Pero la gloria duró sólo cien días, pues los aliados, olvidando sus discordias, resucitaron su alianza en el Congreso de Viena. Su ejército marchó contra Napoleón y en cuatro días (15 – 18 de junio) pusieron fin a la aventura napoleónica en la batalla de Waterloo (actual Bélgica). La capitulación final se firmó el 3 de julio y el 8 volvió a París el rey Luis XVIII amparado por el ejército inglés. El emperador se entregó a los británicos y el 15 de octubre era confinado hasta su muerte en la isla de Santa Elena (océano Atlántico).

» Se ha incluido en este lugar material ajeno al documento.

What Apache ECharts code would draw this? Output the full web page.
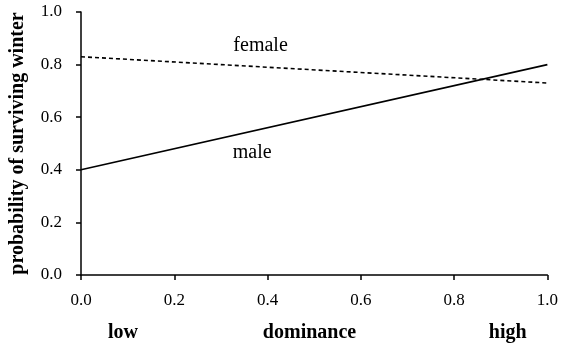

Allí permaneció casi seis años, hasta el 5 de mayo de 1821 en que con 51 años “escoltado por los vientos, la lluvia y el sordo rumor del oleaje, Bonaparte rindió al Creador el más potente soplo de vida que jamás haya animado al barro humano”. Así describe su muerte el historiador francés Emmanuel Las Cases en su obra “Memorial en Santa Helena”. Desde 1840 sus restos reposan en París, en la iglesia del Domo del complejo palaciego de Los Inválidos. Durante el funeral de Estado sonó el solemne “Réquiem” de Mozart.
Ni que decir tiene las amplias derivaciones que tuvieron en Europa y América la Revolución francesa y el Imperio napoleónico en las vertientes: políticas, sociales, económicas y religiosas.